Besides, Article 16 of the Covenant on application of sanctions on violators of provisions of the covenant was ambiguous and based entirely on voluntary cooperation of members of the LN.

After the Second World War in 1945, world leaders gathered in San Francisco in the United States from April 25 to June 26, 1945 and created another international organisation known as the United Nations Organisation.

They made sure that the Charter of the UNO was properly drafted and its provisions devoid of the constitutional and structural defects of the LN Covenant.
The UNO Charter was concluded and signed by 51 nations on October 24, 1945.
The Charter is set out in 110 articles that provide for six major organs, 15 agencies and other bodies.

Articles one to 51 deal with purposes and principles of the organisation, membership, organs of the UN, the General Assembly, Security Council, peaceful settlement of disputes, threats and breaches to the peace and acts of aggression.
Articles 52 to 110 are about regional agreements, international economic and social cooperation, the Economics and Social Council, declaration on non-self-governing territories, the international trusteeship system, the Trusteeship Council, the International Court of Justice, the UN Secretariat, and so on.

It is obvious that the UN has succeeded, so far, in achieving its objectives – maintenance of peace and security, international cooperation on economic and social matters and global economic stability.

The UN has performed with remarkable success its duties as an instrument for international peace and security, a forum for debate, for creating and asserting world public opinion, centre for global diplomacy and machinery for multinational economic development.

With properly defined and improved provisions on war, prevention of war, applications of sanctions, effective peace-keeping and peace-enforcing mechanisms and collective security and defence system bolstered by an unambiguous, workable and effective veto power system -- the UN has, in 70 years, managed to prevent another world war.

A test case was in 1950 when 60,000 North Korean troops crossed the 38th parallel that divides South Korea and North Korea and made an invasion.

The UN Security Council authorised a joint action led by the US in defence of South Korea under the collective security and defence provisions of the UN Charter.

The first Gulf War that followed the Iraqi occupation of Kuwait in 1990 was another test case in which the UN Security Council approved the use of force against an aggressor and violator of the UN Charter.

The Middle East crisis and the state of continuous war between Arab countries and Israel posed a big challenge to the UN system.

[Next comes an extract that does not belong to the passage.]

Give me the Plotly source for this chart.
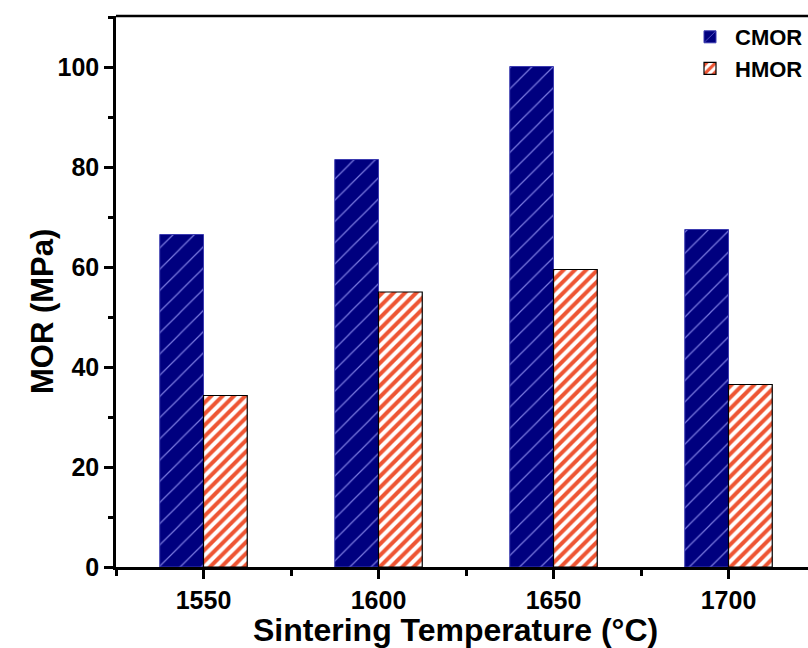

Various agreements signed between Israel and the Palestine Liberation Organisation (PLO) in the 1990s have given Palestine a de facto independent status enclosing the West Bank and the Gaza Strip.

The ideological conflict between the two power blocs – the West and East blocs -- fanned the Cold War for several years.

The signing of strategic arms limitation treaties between the Soviet Union (now defunct) and the United States ended the Cold War in the late 1980s.

What lies ahead for the UN?
Although the UN system has performed well since its creation in 1945, there are some issues that call for further reforms. There have been demands for enlargement of the Security Council permanent membership.

For now, the Security Council is composed of five permanent members and some non-permanent members.

Emerging middle level powers such as India, Brazil, South Korea and the African bloc of nations want to be represented at the Security Council as permanent members.
Big powers such as Germany and Japan, that are presently not on the Security Council as permanent members want to be.

The veto power is another controversial issue. Some members of the UN want it to be abolished.

However, some political commentators have argued that the UN system is anchored on the veto power and the collective security and defence mechanisms.
The UN’s effectiveness in the prevention of another world war could be compromised – if the veto power that symbolises and gives meaning to the unanimity rule -- is abolished.